Under CPLR sec. 6301, the purpose of a preliminary injunction is to prevent harm to the subject matter of litigation during pendency of a lawsuit. It is only available where the lawsuit itself has a specific subject matter, or where the relief sought in the lawsuit is a permanent injunction. The plaintiff must show:
  1. lack of an adequate remedy at law;
  2. clean hands;
  3. probability of success on the merits;
  4. immediate and irreparable harm if the injunction is not granted.

Here, the relief Owner's lawsuit regarding the fence and gate seeks is a permanent injunction, (i) Owner cannot harvest his grapes, let alone move back into the backhouse on Greenacre, if Buyer erects a fence with a gate to which only Buyer has the key. (ii) The facts do not tell us about any act of Owner's that would constitute unclean hands, (iii) Owner can prove that he will prevail (see below), v) Owner's immediate and irreparable harm is the threatened destruction of his grapes.

Therefore, the court will grant the preliminary injunction to Owner.

2. Under New York law, an easement by implication arises where one party sells to another a part of his land the crossing of which is necessary for access to land that the seller has retained.

Here, Owner must use the passageway across Whiteacre, which he sold to Buyer, in order to obtain access to Greenacre. Owner has no other route between Hudson Street and the land he retained, namely, Greenacre.

Therefore, Owner has an easement by implication.

3. Under the CPLR, the court properly grants a temporary restraining order ("TRO") where the plaintiff makes the showing required for a preliminary injunction and the plaintiff also shows that the harm he is seeking to avoid will occur before he has a chance to be heard in a proper adversarial hearing. The plaintiff submits the TRO with a motion ex parte for an order to show cause, so that plaintiff may both compel the defendant to refrain from the conduct he objects to, and give defendant notice of a full adversarial hearing on the motion for a preliminary injunction.

Here, Owner makes a proper showing that he will lose his crop of grapes if he has to wait for a proper hearing. And in the meantime, he is denied both access to his grape harvest and access to his own house.

Therefore, the court properly granted a temporary restraining order, while at the same time requiring a full adversarial hearing, so as to preserve Buyer's rights.

4. Under the common law doctrine of equitable conversion, when the contract for sale of the property was signed, the buyer took equitable title, and he assumed the risk of loss. Under the Uniform Vendor and Purchaser Risk Act ("UVPRA"), as adopted in New York, however, the risk of loss remains on the seller until either (i) the buyer takes possession, or (ii) the deed is transferred, and legal title passes to the buyer.

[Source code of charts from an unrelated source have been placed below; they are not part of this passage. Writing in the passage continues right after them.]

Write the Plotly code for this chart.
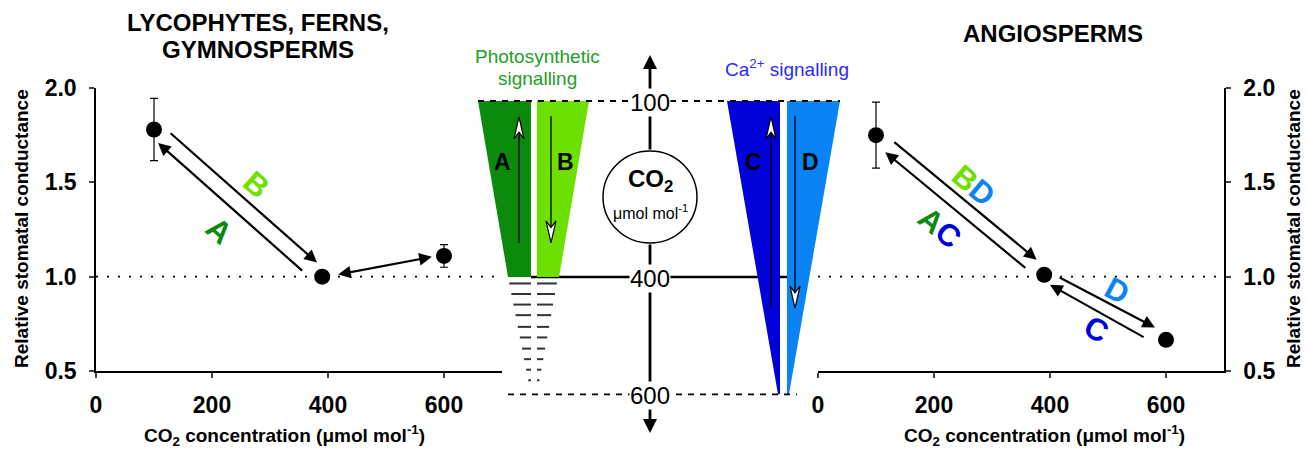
import plotly.graph_objects as go

# ---------------- data ----------------
co2_left = [100, 390, 600]
gs_left = [1.78, 1.00, 1.11]
err_left = [0.165, 0.0, 0.06]

co2_right = [100, 390, 600]
gs_right = [1.75, 1.01, 0.665]
err_right = [0.175, 0.0, 0.0]

x_ticks = [0, 200, 400, 600]
y_ticks = [0.5, 1.0, 1.5, 2.0]
y_ticktext = ["0.5", "1.0", "1.5", "2.0"]

co2_levels = [100, 400, 600]
co2_level_labels = ["100", "400", "600"]

# arrows in the panels: (tail_x, tail_y, tip_x, tip_y, double)
left_arrows = [
    (358, 1.025, 107, 1.709, False),   # A
    (126, 1.767, 381, 1.075, False),   # B
    (415, 1.010, 579, 1.105, True),
]
right_arrows = [
    (129, 1.72, 377, 1.09, False),     # BD
    (360, 1.04, 116, 1.66, False),     # AC
    (414, 1.00, 581, 0.73, False),     # D
    (564, 0.675, 400, 0.957, False),   # C
]

COL_A = "#0b8a0b"
COL_B = "#6ee000"
COL_C = "#0000d8"
COL_D = "#0a84f5"
TXT_GREEN = "#22a022"
TXT_BLUE = "#2a2aff"

W, H = 1307, 449
FONT = "Liberation Sans, Arial, sans-serif"


def px(x):
    return x / W


def py(y):
    return 1 - y / H


# central schematic: y in CO2 units, mapped to pixel rows
K = 0.5867                      # pixels per CO2 unit
def co2_at(pix):
    return 100 + (pix - 101) / K


fig = go.Figure()

# panels
fig.add_trace(go.Scatter(
    x=co2_left, y=gs_left, mode="markers", xaxis="x", yaxis="y",
    marker=dict(size=16, color="black"),
    error_y=dict(type="data", array=err_left, color="black", thickness=1.2, width=4),
    showlegend=False, hoverinfo="skip"))
fig.add_trace(go.Scatter(
    x=co2_right, y=gs_right, mode="markers", xaxis="x2", yaxis="y2",
    marker=dict(size=16, color="black"),
    error_y=dict(type="data", array=err_right, color="black", thickness=1.2, width=4),
    showlegend=False, hoverinfo="skip"))
# invisible anchor trace for the central CO2 scale
fig.add_trace(go.Scatter(
    x=[650] * len(co2_levels), y=co2_levels, mode="markers", xaxis="x3", yaxis="y3",
    marker=dict(opacity=0), showlegend=False, hoverinfo="skip"))

shapes = []
annotations = []

# dotted reference lines at relative conductance = 1
for xr, yr in (("x", "y"), ("x2", "y2")):
    shapes.append(dict(type="line", xref=xr, yref=yr, x0=0, x1=700, y0=1, y1=1,
                       line=dict(color="black", width=1.6, dash="2px,9px")))

# ---- central schematic ----
shapes.append(dict(type="line", xref="x3", yref="y3", x0=531, x1=787, y0=400, y1=400,
                   line=dict(color="black", width=2.5)))

wedges = [
    ([(478, 100), (531, 100), (531, 400), (508, 400)], COL_A),
    ([(537, 100), (589, 100), (559, 400), (537, 400)], COL_B),
    ([(727, 100), (780, 100), (780, 600), (778, 600)], COL_C),
    ([(787, 100), (840, 100), (789, 600), (787, 600)], COL_D),
]
for pts, col in wedges:
    path = "M " + " L ".join(f"{a},{b}" for a, b in pts) + " Z"
    shapes.append(dict(type="path", xref="x3", yref="y3", path=path,
                       fillcolor=col, line=dict(width=0)))

# tapering dashes below the green wedges
dash_levels = [411, 429, 447, 465, 485, 503, 522, 540, 558, 576]
for lv in dash_levels:
    f = (600 - lv) / 200
    shapes.append(dict(type="line", xref="x3", yref="y3", x0=531 - 23 * f, x1=531,
                       y0=lv, y1=lv, line=dict(color="#333333", width=2)))
    shapes.append(dict(type="line", xref="x3", yref="y3", x0=537, x1=537 + 21 * f,
                       y0=lv, y1=lv, line=dict(color="#333333", width=2)))

# dashed 100 and 600 lines
shapes.append(dict(type="line", xref="x3", yref="y3", x0=478, x1=840, y0=100, y1=100,
                   line=dict(color="black", width=1.8, dash="6px,6px")))
shapes.append(dict(type="line", xref="x3", yref="y3", x0=508, x1=797, y0=600, y1=600,
                   line=dict(color="black", width=1.8, dash="6px,6px")))

# thin arrows inside wedges with white heads
wedge_arrows = [  # x, tail co2, tip co2
    (519, 342, 127),
    (551, 126, 342),
    (771, 451, 127),
    (795, 126, 453),
]
HL = 22 / K
for x, t0, t1 in wedge_arrows:
    s = 1 if t1 < t0 else -1
    shapes.append(dict(type="line", xref="x3", yref="y3", x0=x, x1=x, y0=t0, y1=t1 + s * 0.5 * HL,
                       line=dict(color="black", width=1.3)))
    path = (f"M {x},{t1} L {x - 5},{t1 + s * HL} L {x},{t1 + s * 0.7 * HL} "
            f"L {x + 5},{t1 + s * HL} Z")
    shapes.append(dict(type="path", xref="x3", yref="y3", path=path,
                       fillcolor="white", line=dict(color="black", width=1.2)))

# central circle
shapes.append(dict(type="circle", xref="x3", yref="y3", x0=603, x1=697,
                   y0=co2_at(151), y1=co2_at(243), fillcolor="white",
                   line=dict(color="black", width=1.5)))


def txt(x, y, text, size, color="black", angle=0, xref="paper", yref="paper", **kw):
    d = dict(x=x, y=y, xref=xref, yref=yref, text=text, showarrow=False,
             xanchor="center", yanchor="middle", textangle=angle,
             font=dict(family=FONT, size=size, color=color))
    d.update(kw)
    annotations.append(d)


# vertical CO2 axis arrows
for tip, tail in ((co2_at(55), co2_at(151)), (co2_at(433), co2_at(243))):
    annotations.append(dict(x=650, y=tip, ax=650, ay=tail, xref="x3", yref="y3",
                            axref="x3", ayref="y3", text="", showarrow=True, arrowhead=2,
                            arrowwidth=2.8, arrowsize=1, arrowcolor="black", standoff=0))

# level labels
for lv, lab in zip(co2_levels, co2_level_labels):
    txt(650, lv, lab, 24, xref="x3", yref="y3", bgcolor="white", borderpad=0, yshift=-1)

# circle text
txt(px(650), py(181), "<b>CO<sub>2</sub></b>", 24)
txt(px(650), py(212), "μmol mol<sup>-1</sup>", 16)

# wedge letters
for lx, lt in ((502, "A"), (565, "B"), (753, "C"), (810, "D")):
    txt(px(lx), py(162), f"<b>{lt}</b>", 23)

# signalling labels
txt(px(537), py(57), "Photosynthetic", 19, TXT_GREEN)
txt(px(537), py(79), "signalling", 19, TXT_GREEN)
txt(px(787), py(68), "Ca<sup>2+</sup> signalling", 19, TXT_BLUE)

# panel arrows
for xr, yr, arrs in (("x", "y", left_arrows), ("x2", "y2", right_arrows)):
    for tx, ty, hx, hy, dbl in arrs:
        annotations.append(dict(x=hx, y=hy, ax=tx, ay=ty, xref=xr, yref=yr, axref=xr, ayref=yr,
                                text="", showarrow=True, arrowhead=2, startarrowhead=2,
                                arrowside="end+start" if dbl else "end",
                                arrowwidth=2.2, arrowsize=1.15, startarrowsize=1.15,
                                arrowcolor="black", standoff=0, startstandoff=0))


def span(c, t):
    return f"<span style='color:{c}'>{t}</span>"


# panel letters (rotated, bold)
LS = 31
txt(212, 1.245, "<b>" + span(COL_A, "A") + "</b>", LS, angle=41, xref="x", yref="y")
txt(276, 1.488, "<b>" + span(COL_B, "B") + "</b>", LS, angle=41, xref="x", yref="y")
txt(268, 1.482, "<b>" + span(COL_B, "B") + span(COL_D, "D") + "</b>", LS, angle=40,
    xref="x2", yref="y2")
txt(209, 1.258, "<b>" + span(COL_A, "A") + span(COL_C, "C") + "</b>", LS, angle=40,
    xref="x2", yref="y2")
txt(515, 0.928, "<b>" + span(COL_D, "D") + "</b>", LS, angle=28, xref="x2", yref="y2")
txt(480, 0.718, "<b>" + span(COL_C, "C") + "</b>", LS, angle=28, xref="x2", yref="y2")

# titles
txt(px(258), py(23), "<b>LYCOPHYTES, FERNS,</b>", 24)
txt(px(258), py(49), "<b>GYMNOSPERMS</b>", 24)
txt(px(1053), py(33), "<b>ANGIOSPERMS</b>", 24)

# axis titles
xlab = "<b>CO<sub>2</sub> concentration (μmol mol<sup>-1</sup>)</b>"
for tx in (284, 1044):
    txt(px(tx), py(435), xlab, 19)
ylab = "<b>Relative stomatal conductance</b>"
for tx in (21, 1293):
    txt(px(tx), py(229), ylab, 19, angle=-90)

xaxis_common = dict(range=[0, 700], tickvals=x_ticks, ticks="outside", ticklen=5,
                    tickwidth=1.5, showline=True, linecolor="black", linewidth=1.5,
                    showgrid=False, zeroline=False, ticklabelstandoff=8, automargin=False,
                    tickfont=dict(family=FONT, size=23, color="black", weight="bold"))
yaxis_common = dict(range=[0.5, 2.0], tickvals=y_ticks, ticktext=y_ticktext, ticks="outside",
                    ticklen=5, tickwidth=1.5, showline=True, linecolor="black", linewidth=1.5,
                    showgrid=False, zeroline=False, ticklabelstandoff=8, automargin=False,
                    domain=[py(371), py(88)],
                    tickfont=dict(family=FONT, size=23, color="black", weight="bold"))

fig.update_layout(
    template="none",
    width=W, height=H, margin=dict(l=0, r=0, t=0, b=0, pad=0, autoexpand=False),
    paper_bgcolor="white", plot_bgcolor="rgba(0,0,0,0)",
    xaxis=dict(xaxis_common, domain=[px(96), px(502)], anchor="y"),
    yaxis=dict(yaxis_common, anchor="x"),
    xaxis2=dict(xaxis_common, domain=[px(818), px(1224)], anchor="y2"),
    yaxis2=dict(yaxis_common, anchor="x2", side="right"),
    xaxis3=dict(domain=[0, 1], range=[0, W], visible=False, anchor="y3", automargin=False),
    yaxis3=dict(domain=[0, 1], range=[co2_at(H), co2_at(0)], visible=False, anchor="x3",
                automargin=False),
    shapes=shapes, annotations=annotations, showlegend=False,
)

fig.write_html("out.html", config={"displayModeBar": False},
               post_script="document.body.style.margin='0';")
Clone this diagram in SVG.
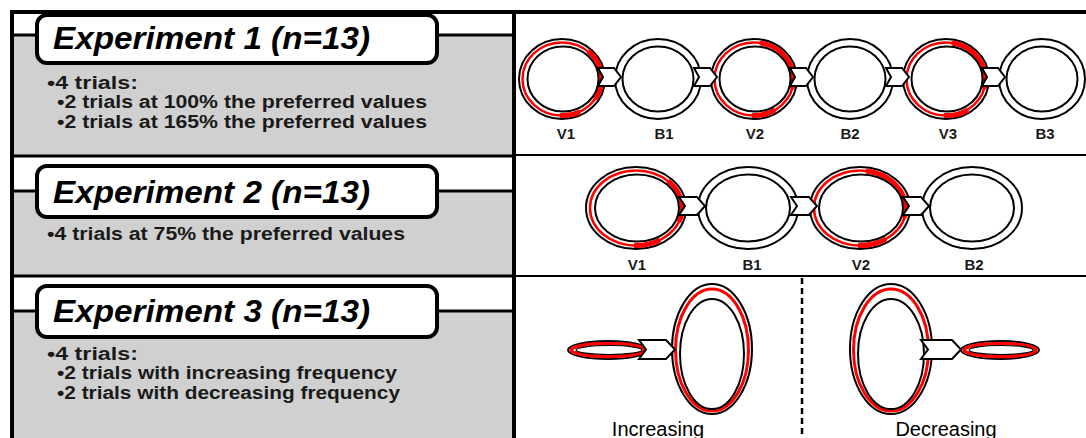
<svg xmlns="http://www.w3.org/2000/svg" width="1086" height="438" viewBox="0 0 1086 438">
<style>
.grey{fill:#d0d0d0}
.ln{stroke:#000;stroke-width:3;fill:none}
.thin{stroke:#000;stroke-width:2;fill:none}
.hbox{fill:#fff;stroke:#000;stroke-width:4}
.title{font-family:"Liberation Sans",Arial,sans-serif;font-weight:bold;font-style:italic;font-size:32px;fill:#000}
.bul{font-family:"Liberation Sans",Arial,sans-serif;font-weight:bold;font-size:18px;fill:#1a1a1a}
.lab{font-family:"Liberation Sans",Arial,sans-serif;font-weight:bold;font-size:15px;fill:#1a1a1a;text-anchor:middle}
.lab2{font-family:"Liberation Sans",Arial,sans-serif;font-size:20px;fill:#000;text-anchor:middle}
.ring{fill:#fff;stroke:#000;stroke-width:2}
.inner{fill:#fff;stroke:#000;stroke-width:2}
.red{fill:none;stroke:#f00;stroke-width:2.5}
.redT{fill:none;stroke:#f00;stroke-width:5}
.chev{fill:#fff;stroke:#000;stroke-width:2;stroke-linejoin:miter}
</style>
<rect width="1086" height="438" fill="#fff"/>
<g id="panel-left">
<rect class="grey" x="12" y="35" width="502" height="121"/>
<rect class="grey" x="12" y="191" width="502" height="85"/>
<rect class="grey" x="12" y="311" width="502" height="127"/>
<line class="ln" x1="12" y1="35" x2="514" y2="35"/>
<line class="ln" x1="12" y1="191" x2="514" y2="191"/>
<line class="ln" x1="12" y1="311" x2="514" y2="311"/>
<line class="ln" x1="12" y1="156" x2="514" y2="156"/>
<line class="ln" x1="12" y1="276" x2="514" y2="276"/>
</g>
<g id="frame">
<line x1="10" y1="12" x2="1086" y2="12" stroke="#000" stroke-width="4"/>
<line x1="12" y1="10" x2="12" y2="438" stroke="#000" stroke-width="4"/>
<line x1="514" y1="10" x2="514" y2="438" stroke="#000" stroke-width="4"/>
<line class="thin" x1="514" y1="155" x2="1086" y2="155"/>
<line class="thin" x1="514" y1="276" x2="1086" y2="276"/>
<line x1="802" y1="278" x2="802" y2="438" stroke="#000" stroke-width="2.5" stroke-dasharray="6 4"/>
</g>
<g id="exp1">
<rect class="hbox" x="37" y="15" width="400" height="48" rx="10"/>
<text class="title" x="53" y="49" textLength="317" lengthAdjust="spacingAndGlyphs">Experiment 1 (n=13)</text>
<text class="bul" x="47" y="89" textLength="91" lengthAdjust="spacingAndGlyphs">•4 trials:</text>
<text class="bul" x="57" y="108" textLength="370" lengthAdjust="spacingAndGlyphs">•2 trials at 100% the preferred values</text>
<text class="bul" x="57" y="128" textLength="370" lengthAdjust="spacingAndGlyphs">•2 trials at 165% the preferred values</text>
</g>
<g id="exp2">
<rect class="hbox" x="37" y="166" width="400" height="51" rx="10"/>
<text class="title" x="53" y="203" textLength="317" lengthAdjust="spacingAndGlyphs">Experiment 2 (n=13)</text>
<text class="bul" x="47" y="240" textLength="358" lengthAdjust="spacingAndGlyphs">•4 trials at 75% the preferred values</text>
</g>
<g id="exp3">
<rect class="hbox" x="37" y="286" width="400" height="51" rx="10"/>
<text class="title" x="53" y="322" textLength="317" lengthAdjust="spacingAndGlyphs">Experiment 3 (n=13)</text>
<text class="bul" x="47" y="360" textLength="91" lengthAdjust="spacingAndGlyphs">•4 trials:</text>
<text class="bul" x="57" y="379" textLength="340" lengthAdjust="spacingAndGlyphs">•2 trials with increasing frequency</text>
<text class="bul" x="57" y="399" textLength="343" lengthAdjust="spacingAndGlyphs">•2 trials with decreasing frequency</text>
</g>
<g id="e1-V1"><ellipse class="ring" cx="562" cy="79" rx="43" ry="40"/><ellipse class="red" cx="562" cy="79" rx="39.5" ry="36.5"/><path class="redT" d="M588 51 A39.5 36.5 0 0 1 595 99"/><path class="redT" d="M580 112 A39.5 36.5 0 0 1 560 115.5"/><ellipse class="inner" cx="563" cy="79" rx="35.5" ry="32.5"/><text class="lab" x="566" y="139">V1</text></g>
<g id="e1-B1"><ellipse class="ring" cx="658" cy="79" rx="43" ry="40"/><ellipse class="inner" cx="658" cy="79" rx="35.5" ry="32.5"/><text class="lab" x="664" y="139">B1</text></g>
<g id="e1-V2"><ellipse class="ring" cx="754" cy="79" rx="43" ry="40"/><ellipse class="red" cx="754" cy="79" rx="39.5" ry="36.5"/><path class="redT" d="M760 43 A39.5 36.5 0 0 1 792 89"/><path class="redT" d="M775 110 A39.5 36.5 0 0 1 752 115.5"/><ellipse class="inner" cx="755" cy="79" rx="35.5" ry="32.5"/><text class="lab" x="755" y="139">V2</text></g>
<g id="e1-B2"><ellipse class="ring" cx="850" cy="79" rx="43" ry="40"/><ellipse class="inner" cx="850" cy="79" rx="35.5" ry="32.5"/><text class="lab" x="850" y="139">B2</text></g>
<g id="e1-V3"><ellipse class="ring" cx="946" cy="79" rx="43" ry="40"/><ellipse class="red" cx="946" cy="79" rx="39.5" ry="36.5"/><path class="redT" d="M952 43 A39.5 36.5 0 0 1 984 89"/><path class="redT" d="M968 110 A39.5 36.5 0 0 1 944 115.5"/><ellipse class="inner" cx="947" cy="79" rx="35.5" ry="32.5"/><text class="lab" x="948" y="139">V3</text></g>
<g id="e1-B3"><ellipse class="ring" cx="1042" cy="79" rx="43" ry="40"/><ellipse class="inner" cx="1042" cy="79" rx="35.5" ry="32.5"/><text class="lab" x="1045" y="139">B3</text></g>
<g id="e2-V1"><ellipse class="ring" cx="636" cy="208" rx="50" ry="41"/><ellipse class="red" cx="636" cy="208" rx="46" ry="37.5"/><path class="redT" d="M668 181 A46 37.5 0 0 1 679 222"/><path class="redT" d="M660 240 A46 37.5 0 0 1 634 245.5"/><ellipse class="inner" cx="637" cy="208" rx="42" ry="33.5"/><text class="lab" x="637" y="270">V1</text></g>
<g id="e2-B1"><ellipse class="ring" cx="748" cy="208" rx="50" ry="41"/><ellipse class="inner" cx="748" cy="208" rx="42" ry="33.5"/><text class="lab" x="752" y="270">B1</text></g>
<g id="e2-V2"><ellipse class="ring" cx="860" cy="208" rx="50" ry="41"/><ellipse class="red" cx="860" cy="208" rx="46" ry="37.5"/><path class="redT" d="M866 171 A46 37.5 0 0 1 904 218"/><path class="redT" d="M886 239 A46 37.5 0 0 1 858 245.5"/><ellipse class="inner" cx="861" cy="208" rx="42" ry="33.5"/><text class="lab" x="861" y="270">V2</text></g>
<g id="e2-B2"><ellipse class="ring" cx="972" cy="208" rx="50" ry="41"/><ellipse class="inner" cx="972" cy="208" rx="42" ry="33.5"/><text class="lab" x="974" y="270">B2</text></g>
<g id="e3-inc-small"><ellipse class="ring" cx="608" cy="350" rx="40" ry="9"/><ellipse cx="608" cy="350" rx="37" ry="6.5" fill="none" stroke="#f00" stroke-width="3.5"/><ellipse cx="609" cy="350" rx="33" ry="4.5" fill="#fff" stroke="#000" stroke-width="1.2"/></g>
<g id="e3-inc-big"><ellipse class="ring" cx="712" cy="349" rx="40" ry="65"/><ellipse cx="712" cy="350" rx="36.5" ry="61" fill="none" stroke="#f00" stroke-width="3"/><ellipse class="inner" cx="712" cy="354" rx="32" ry="55"/><text class="lab2" x="658" y="436">Increasing</text></g>
<g id="e3-dec-big"><ellipse class="ring" cx="891" cy="349" rx="41" ry="65"/><ellipse cx="891" cy="350" rx="37.5" ry="61" fill="none" stroke="#f00" stroke-width="3"/><ellipse class="inner" cx="891" cy="354" rx="33" ry="55"/><text class="lab2" x="946" y="436">Decreasing</text></g>
<g id="e3-dec-small"><ellipse class="ring" cx="1000" cy="350" rx="39" ry="9"/><ellipse cx="1000" cy="350" rx="36" ry="6.5" fill="none" stroke="#f00" stroke-width="3.5"/><ellipse cx="1001" cy="350" rx="32" ry="4.5" fill="#fff" stroke="#000" stroke-width="1.2"/></g>
<g id="connectors">
<polygon class="chev" points="598,68 614,68 621,77 614,86 598,86 603,77"/>
<polygon class="chev" points="694,68 710,68 717,77 710,86 694,86 699,77"/>
<polygon class="chev" points="790,68 806,68 813,77 806,86 790,86 795,77"/>
<polygon class="chev" points="886,68 902,68 909,77 902,86 886,86 891,77"/>
<polygon class="chev" points="982,68 998,68 1005,77 998,86 982,86 987,77"/>
<polygon class="chev" points="679,197 697,197 705,206 697,215 679,215 685,206"/>
<polygon class="chev" points="791,197 809,197 817,206 809,215 791,215 797,206"/>
<polygon class="chev" points="903,197 921,197 929,206 921,215 903,215 909,206"/>
<polygon class="chev" points="639,340 666,340 675,349.5 666,359 639,359 646,349.5"/>
<polygon class="chev" points="921,340 952,340 961,349.5 952,359 921,359 928,349.5"/>
</g>
</svg>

Here, Buyer has already taken possession of the premises.

Therefore, the risk of loss has passed to Buyer. Accordingly, the loss provides him with neither an opportunity for rescission of the contract nor an opportunity for abatement of the price.

5. Under New York law, where the contract of sale is silent as to insurance, insurance taken out by either party will be considered personal to him, and will not protect the other party. Only where the contract of sale requires the seller to insure the property until closing can the buyer compel the seller to apply the proceeds to the purchase price.

Here, the facts tell us that the contract of sale did not require Owner to insure the property until closing. Owner's insurance is personal to him.

Therefore, Owner can both (i) obtain specific performance from Buyer in the amount of $950,000.00, and (ii) keep the $10,000.00 he received as proceeds of the insurance.